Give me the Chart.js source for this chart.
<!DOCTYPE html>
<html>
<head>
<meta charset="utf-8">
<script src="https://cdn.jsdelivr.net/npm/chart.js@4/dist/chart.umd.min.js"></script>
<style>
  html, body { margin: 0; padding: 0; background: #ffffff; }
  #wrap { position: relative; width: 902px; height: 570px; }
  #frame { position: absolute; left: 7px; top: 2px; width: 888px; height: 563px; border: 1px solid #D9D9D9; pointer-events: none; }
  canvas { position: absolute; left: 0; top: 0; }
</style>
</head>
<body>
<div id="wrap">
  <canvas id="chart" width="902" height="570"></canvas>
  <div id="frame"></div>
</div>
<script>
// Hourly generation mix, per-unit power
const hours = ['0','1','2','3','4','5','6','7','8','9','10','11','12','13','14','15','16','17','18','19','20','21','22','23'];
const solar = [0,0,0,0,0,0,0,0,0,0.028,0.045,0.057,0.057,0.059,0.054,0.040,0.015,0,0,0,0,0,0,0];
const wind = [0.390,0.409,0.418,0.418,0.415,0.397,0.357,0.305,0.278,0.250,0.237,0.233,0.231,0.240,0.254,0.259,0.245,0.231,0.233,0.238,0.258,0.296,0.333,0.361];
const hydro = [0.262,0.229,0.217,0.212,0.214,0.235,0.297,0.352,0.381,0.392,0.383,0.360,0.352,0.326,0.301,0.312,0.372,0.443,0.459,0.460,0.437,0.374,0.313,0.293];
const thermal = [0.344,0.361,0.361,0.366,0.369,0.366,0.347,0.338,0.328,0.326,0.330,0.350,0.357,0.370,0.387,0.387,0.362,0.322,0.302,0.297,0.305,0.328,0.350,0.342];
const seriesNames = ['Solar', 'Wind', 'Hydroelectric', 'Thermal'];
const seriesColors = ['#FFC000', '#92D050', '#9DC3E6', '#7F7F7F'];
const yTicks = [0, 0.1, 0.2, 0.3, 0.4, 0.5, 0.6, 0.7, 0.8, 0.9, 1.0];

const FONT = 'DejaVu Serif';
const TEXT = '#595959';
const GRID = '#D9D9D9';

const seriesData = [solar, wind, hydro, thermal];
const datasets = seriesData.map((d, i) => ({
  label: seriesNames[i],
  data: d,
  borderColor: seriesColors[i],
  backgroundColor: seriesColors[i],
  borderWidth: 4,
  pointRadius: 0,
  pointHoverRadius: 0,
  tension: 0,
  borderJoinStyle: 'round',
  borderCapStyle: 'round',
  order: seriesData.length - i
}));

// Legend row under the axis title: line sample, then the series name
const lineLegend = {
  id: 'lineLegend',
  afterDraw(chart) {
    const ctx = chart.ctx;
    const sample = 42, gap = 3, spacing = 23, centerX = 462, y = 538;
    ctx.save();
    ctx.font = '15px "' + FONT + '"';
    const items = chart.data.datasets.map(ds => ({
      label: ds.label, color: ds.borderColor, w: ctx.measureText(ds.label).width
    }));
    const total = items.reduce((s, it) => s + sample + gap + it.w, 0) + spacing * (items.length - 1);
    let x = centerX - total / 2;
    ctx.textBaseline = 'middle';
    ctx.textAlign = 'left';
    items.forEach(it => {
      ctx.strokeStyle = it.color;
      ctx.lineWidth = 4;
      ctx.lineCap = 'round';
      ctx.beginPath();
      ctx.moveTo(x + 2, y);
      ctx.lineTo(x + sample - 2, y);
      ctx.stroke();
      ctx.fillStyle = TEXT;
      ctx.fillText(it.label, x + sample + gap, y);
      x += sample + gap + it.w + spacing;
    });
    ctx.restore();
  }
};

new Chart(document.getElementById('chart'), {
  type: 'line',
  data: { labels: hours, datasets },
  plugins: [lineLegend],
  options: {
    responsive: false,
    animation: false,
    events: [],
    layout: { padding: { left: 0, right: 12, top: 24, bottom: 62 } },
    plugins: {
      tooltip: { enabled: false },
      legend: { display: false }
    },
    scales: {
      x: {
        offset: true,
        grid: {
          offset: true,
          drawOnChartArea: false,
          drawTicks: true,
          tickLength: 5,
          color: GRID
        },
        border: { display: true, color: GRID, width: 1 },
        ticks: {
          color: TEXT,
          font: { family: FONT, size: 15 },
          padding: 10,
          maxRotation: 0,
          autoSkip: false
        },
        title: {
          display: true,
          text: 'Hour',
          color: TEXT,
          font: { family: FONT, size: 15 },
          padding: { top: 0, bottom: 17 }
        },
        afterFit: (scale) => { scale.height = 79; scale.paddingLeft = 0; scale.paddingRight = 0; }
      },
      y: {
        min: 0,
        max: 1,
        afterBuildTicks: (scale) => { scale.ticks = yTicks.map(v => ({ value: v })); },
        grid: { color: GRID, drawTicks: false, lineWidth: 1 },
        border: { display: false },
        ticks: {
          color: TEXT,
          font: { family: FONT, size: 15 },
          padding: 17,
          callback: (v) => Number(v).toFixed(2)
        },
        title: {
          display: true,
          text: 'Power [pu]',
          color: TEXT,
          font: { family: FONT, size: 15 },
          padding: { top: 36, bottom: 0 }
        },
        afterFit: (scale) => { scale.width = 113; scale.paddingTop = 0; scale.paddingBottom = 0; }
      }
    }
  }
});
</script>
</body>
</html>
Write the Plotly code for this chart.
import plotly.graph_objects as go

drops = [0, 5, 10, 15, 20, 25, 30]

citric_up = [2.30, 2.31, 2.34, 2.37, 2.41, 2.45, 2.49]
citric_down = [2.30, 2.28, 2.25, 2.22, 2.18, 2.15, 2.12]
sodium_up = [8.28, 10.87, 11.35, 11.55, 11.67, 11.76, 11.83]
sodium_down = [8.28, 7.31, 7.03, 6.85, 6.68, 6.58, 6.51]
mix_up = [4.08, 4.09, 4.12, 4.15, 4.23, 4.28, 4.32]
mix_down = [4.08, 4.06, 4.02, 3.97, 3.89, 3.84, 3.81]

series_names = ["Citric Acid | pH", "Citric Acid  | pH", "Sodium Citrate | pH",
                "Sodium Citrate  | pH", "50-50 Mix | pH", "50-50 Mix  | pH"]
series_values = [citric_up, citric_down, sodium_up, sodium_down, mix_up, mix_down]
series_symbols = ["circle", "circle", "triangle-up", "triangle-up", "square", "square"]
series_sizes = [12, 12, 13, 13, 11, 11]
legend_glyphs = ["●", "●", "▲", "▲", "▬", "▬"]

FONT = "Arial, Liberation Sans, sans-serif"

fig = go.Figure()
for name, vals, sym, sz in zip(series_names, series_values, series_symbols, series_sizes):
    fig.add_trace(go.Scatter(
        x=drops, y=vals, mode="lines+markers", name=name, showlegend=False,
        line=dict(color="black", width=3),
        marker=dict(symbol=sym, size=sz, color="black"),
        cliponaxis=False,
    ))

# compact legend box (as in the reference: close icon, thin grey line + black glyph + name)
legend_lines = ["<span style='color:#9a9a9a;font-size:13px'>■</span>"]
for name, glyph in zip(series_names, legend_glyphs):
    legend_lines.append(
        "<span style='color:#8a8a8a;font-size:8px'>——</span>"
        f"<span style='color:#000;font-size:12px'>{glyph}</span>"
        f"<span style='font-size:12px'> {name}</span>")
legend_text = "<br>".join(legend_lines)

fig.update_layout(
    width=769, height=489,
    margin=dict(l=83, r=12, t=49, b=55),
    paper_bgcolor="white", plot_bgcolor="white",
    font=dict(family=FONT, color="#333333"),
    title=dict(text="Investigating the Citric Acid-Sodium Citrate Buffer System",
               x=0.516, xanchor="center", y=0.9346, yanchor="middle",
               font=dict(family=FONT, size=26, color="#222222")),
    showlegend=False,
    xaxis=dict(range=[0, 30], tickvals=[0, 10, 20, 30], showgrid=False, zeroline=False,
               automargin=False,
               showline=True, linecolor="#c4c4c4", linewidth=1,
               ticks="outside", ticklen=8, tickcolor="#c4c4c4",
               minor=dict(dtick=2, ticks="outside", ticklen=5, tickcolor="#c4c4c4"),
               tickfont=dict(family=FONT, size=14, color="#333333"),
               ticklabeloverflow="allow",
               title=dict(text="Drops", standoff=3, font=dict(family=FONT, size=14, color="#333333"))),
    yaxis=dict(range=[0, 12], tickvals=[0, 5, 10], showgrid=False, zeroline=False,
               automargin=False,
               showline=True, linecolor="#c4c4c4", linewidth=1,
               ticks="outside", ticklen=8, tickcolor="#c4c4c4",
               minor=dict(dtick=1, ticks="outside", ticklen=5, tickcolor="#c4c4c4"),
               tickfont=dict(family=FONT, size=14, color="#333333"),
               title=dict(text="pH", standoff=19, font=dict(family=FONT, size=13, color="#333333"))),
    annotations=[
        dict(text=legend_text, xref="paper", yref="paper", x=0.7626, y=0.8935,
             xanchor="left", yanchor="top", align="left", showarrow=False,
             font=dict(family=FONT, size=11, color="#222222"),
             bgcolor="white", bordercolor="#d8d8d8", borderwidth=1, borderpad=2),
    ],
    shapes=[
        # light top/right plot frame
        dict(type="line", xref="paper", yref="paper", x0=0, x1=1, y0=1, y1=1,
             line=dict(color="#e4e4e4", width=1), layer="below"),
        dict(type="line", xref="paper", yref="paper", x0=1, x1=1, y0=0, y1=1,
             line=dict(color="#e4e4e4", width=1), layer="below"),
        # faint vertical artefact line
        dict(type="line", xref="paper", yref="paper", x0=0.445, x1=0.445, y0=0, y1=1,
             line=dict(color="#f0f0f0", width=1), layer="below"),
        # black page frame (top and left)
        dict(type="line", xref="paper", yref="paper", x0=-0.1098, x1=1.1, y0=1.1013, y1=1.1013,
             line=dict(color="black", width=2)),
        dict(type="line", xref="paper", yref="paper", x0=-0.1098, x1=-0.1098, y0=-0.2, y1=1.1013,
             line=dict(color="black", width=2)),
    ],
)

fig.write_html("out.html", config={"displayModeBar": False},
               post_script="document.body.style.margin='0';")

________

Copy exactly, and only, the lines from the one containing "Write the Plotly code for this chart." through the one containing "mix_down = [4.08, 4.06, 4.02, 3.97, 3.89, 3.84, 3.81]".

▶ [Answer to the exercise]
Write the Plotly code for this chart.
import plotly.graph_objects as go

drops = [0, 5, 10, 15, 20, 25, 30]

citric_up = [2.30, 2.31, 2.34, 2.37, 2.41, 2.45, 2.49]
citric_down = [2.30, 2.28, 2.25, 2.22, 2.18, 2.15, 2.12]
sodium_up = [8.28, 10.87, 11.35, 11.55, 11.67, 11.76, 11.83]
sodium_down = [8.28, 7.31, 7.03, 6.85, 6.68, 6.58, 6.51]
mix_up = [4.08, 4.09, 4.12, 4.15, 4.23, 4.28, 4.32]
mix_down = [4.08, 4.06, 4.02, 3.97, 3.89, 3.84, 3.81]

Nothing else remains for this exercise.